- New Ipswich Mountain Location within New Hampshire

Highest point
- Elevation: 1880+ ft (573+ m) NGVD 29
- Prominence: 480 ft (150 m)
- Coordinates: 42°44′44″N 71°54′58″W﻿ / ﻿42.7456417°N 71.9161888°W

Geography
- Location: New Ipswich, New Hampshire
- Parent range: Wapack Range
- Topo map: USGS Ashburnham

Geology
- Rock age: 400 million years
- Mountain type: metamorphic rock

Climbing
- Easiest route: Wapack Trail

= New Ipswich Mountain =

Mountain in the American state of New Hampshire

New Ipswich Mountain is a summit within the Wapack Range of mountains in south-central New Hampshire, United States. It lies within the town of New Ipswich and is traversed by the 22 mi Wapack Trail. Barrett Mountain is located directly to the north along the Wapack ridgeline; Stony Top, a subordinate peak of Pratt Mountain, lies to the south.

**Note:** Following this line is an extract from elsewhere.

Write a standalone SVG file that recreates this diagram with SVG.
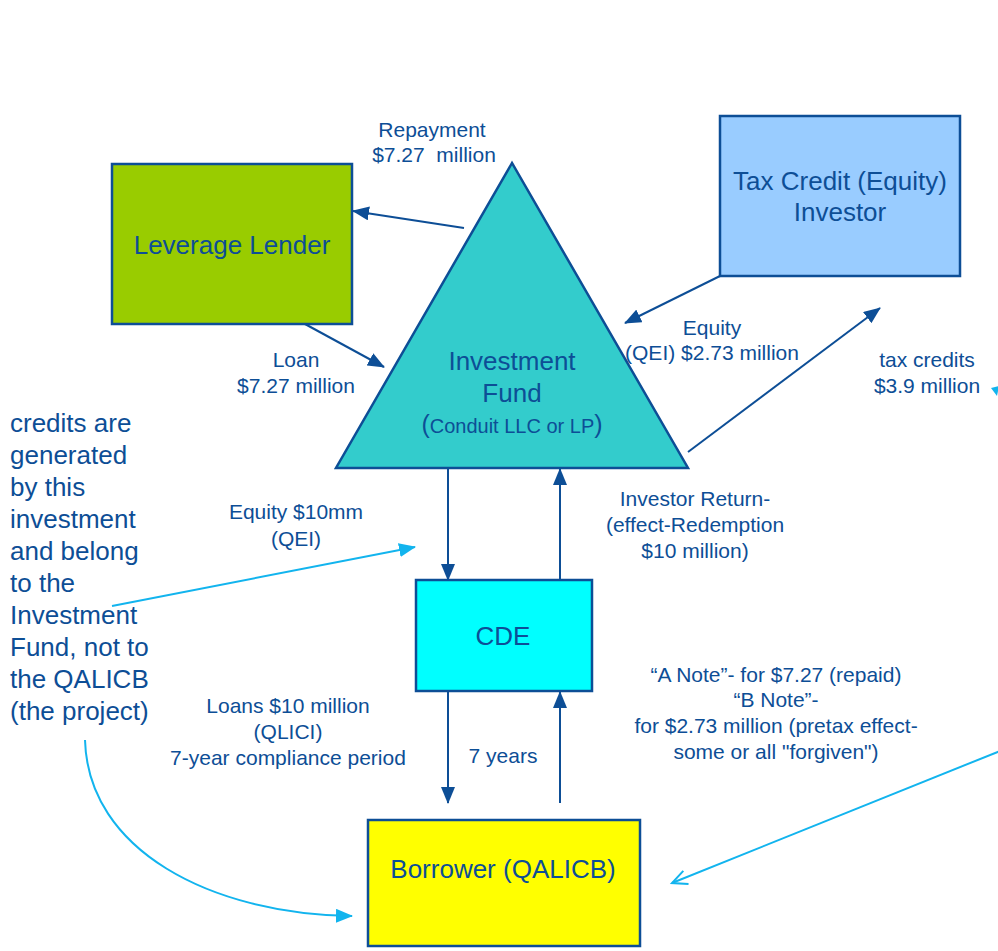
<svg xmlns="http://www.w3.org/2000/svg" width="998" height="951" viewBox="0 0 998 951">
<style>
  text { font-family: "Liberation Sans", Arial, sans-serif; fill: #0D4E96; }
  .lg { font-size: 26px; text-anchor: middle; }
  .sm { font-size: 21px; text-anchor: middle; }
  .note { font-size: 26px; }
  .box { stroke: #0D4E96; stroke-width: 2.5; }
  .dk { stroke: #0D4E96; stroke-width: 2; fill: none; }
  .lb { stroke: #12B4EE; stroke-width: 2; fill: none; }
</style>
<defs>
  <marker id="ad" markerUnits="userSpaceOnUse" markerWidth="18" markerHeight="14" refX="16" refY="7" orient="auto">
    <path d="M0,0 L17,7 L0,14 Z" fill="#0D4E96"/>
  </marker>
  <marker id="al" markerUnits="userSpaceOnUse" markerWidth="18" markerHeight="14" refX="16" refY="7" orient="auto">
    <path d="M0,0 L17,7 L0,14 Z" fill="#12B4EE"/>
  </marker>
  <marker id="ao" markerUnits="userSpaceOnUse" markerWidth="20" markerHeight="20" refX="17" refY="10" orient="auto">
    <path d="M2,3 L17,10 L2,17" fill="none" stroke="#12B4EE" stroke-width="2"/>
  </marker>
</defs>
<rect width="998" height="951" fill="#ffffff"/>

<g id="leverage-lender">
  <rect class="box" x="112" y="164" width="240" height="160" fill="#99CC00"/>
  <text class="lg" x="232" y="254">Leverage Lender</text>
</g>

<g id="tax-credit-investor">
  <rect class="box" x="720" y="116" width="240" height="160" fill="#99CCFF"/>
  <text class="lg" x="840" y="190">Tax Credit (Equity)</text>
  <text class="lg" x="840" y="221">Investor</text>
</g>

<g id="investment-fund">
  <polygon class="box" points="512,163 336,468 688,468" fill="#33CCCC"/>
  <text class="lg" x="512" y="370">Investment</text>
  <text class="lg" x="512" y="402">Fund</text>
  <text class="lg" x="512" y="433"><tspan font-size="25">(</tspan><tspan font-size="20">Conduit LLC or LP</tspan><tspan font-size="25">)</tspan></text>
</g>

<g id="cde">
  <rect class="box" x="416" y="580" width="176" height="111" fill="#00FFFF"/>
  <text class="lg" x="503" y="645">CDE</text>
</g>

<g id="borrower">
  <rect class="box" x="368" y="820" width="272" height="126" fill="#FFFF00"/>
  <text class="lg" x="503" y="878">Borrower (QALICB)</text>
</g>

<g id="connectors">
  <line class="dk" x1="464" y1="228" x2="353" y2="211" marker-end="url(#ad)"/>
  <line class="dk" x1="305" y1="324" x2="384" y2="367" marker-end="url(#ad)"/>
  <line class="dk" x1="720" y1="276" x2="625" y2="323" marker-end="url(#ad)"/>
  <line class="dk" x1="688" y1="452" x2="880" y2="308" marker-end="url(#ad)"/>
  <line class="dk" x1="448" y1="468" x2="448" y2="580" marker-end="url(#ad)"/>
  <line class="dk" x1="560" y1="580" x2="560" y2="469" marker-end="url(#ad)"/>
  <line class="dk" x1="448" y1="691" x2="448" y2="803" marker-end="url(#ad)"/>
  <line class="dk" x1="560" y1="803" x2="560" y2="692" marker-end="url(#ad)"/>
  <line class="lb" x1="112" y1="606" x2="415" y2="547" marker-end="url(#al)"/>
  <path class="lb" d="M85,740 C88,850 210,914 352,916" marker-end="url(#al)"/>
  <line class="lb" x1="1000" y1="751" x2="672" y2="883" marker-end="url(#ao)"/>
  <polygon points="991,388 999,386 997,396" fill="#12B4EE"/>
</g>

<g id="labels">
  <text class="sm" x="432" y="137">Repayment</text>
  <text class="sm" x="434" y="162" xml:space="preserve">$7.27  million</text>
  <text class="sm" x="296" y="367">Loan</text>
  <text class="sm" x="296" y="393">$7.27 million</text>
  <text class="sm" x="712" y="335">Equity</text>
  <text class="sm" x="712" y="360">(QEI) $2.73 million</text>
  <text class="sm" x="927" y="367">tax credits</text>
  <text class="sm" x="927" y="393">$3.9 million</text>
  <text class="sm" x="296" y="519">Equity $10mm</text>
  <text class="sm" x="296" y="546">(QEI)</text>
  <text class="sm" x="695" y="506">Investor Return-</text>
  <text class="sm" x="695" y="532">(effect-Redemption</text>
  <text class="sm" x="695" y="558">$10 million)</text>
  <text class="sm" x="288" y="713">Loans $10 million</text>
  <text class="sm" x="288" y="739">(QLICI)</text>
  <text class="sm" x="288" y="765">7-year compliance period</text>
  <text class="sm" x="503" y="763">7 years</text>
  <text class="sm" x="776" y="682">“A Note”- for $7.27 (repaid)</text>
  <text class="sm" x="776" y="707">“B Note”-</text>
  <text class="sm" x="776" y="733">for $2.73 million (pretax effect-</text>
  <text class="sm" x="776" y="759">some or all "forgiven")</text>
  <text class="note" x="10" y="432">credits are</text>
  <text class="note" x="10" y="464">generated</text>
  <text class="note" x="10" y="496">by this</text>
  <text class="note" x="10" y="528">investment</text>
  <text class="note" x="10" y="560">and belong</text>
  <text class="note" x="10" y="592">to the</text>
  <text class="note" x="10" y="624">Investment</text>
  <text class="note" x="10" y="656">Fund, not to</text>
  <text class="note" x="10" y="688">the QALICB</text>
  <text class="note" x="10" y="720">(the project)</text>
</g>
</svg>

The summit of the mountain is mostly wooded, but a number of rocky ledges below the summit offer views of the surrounding countryside.

The east side of the mountain drains into the Souhegan River watershed, to the Merrimack River thence the Atlantic Ocean; the west side drains into the Millers River watershed, to the Connecticut River, thence into Long Island Sound.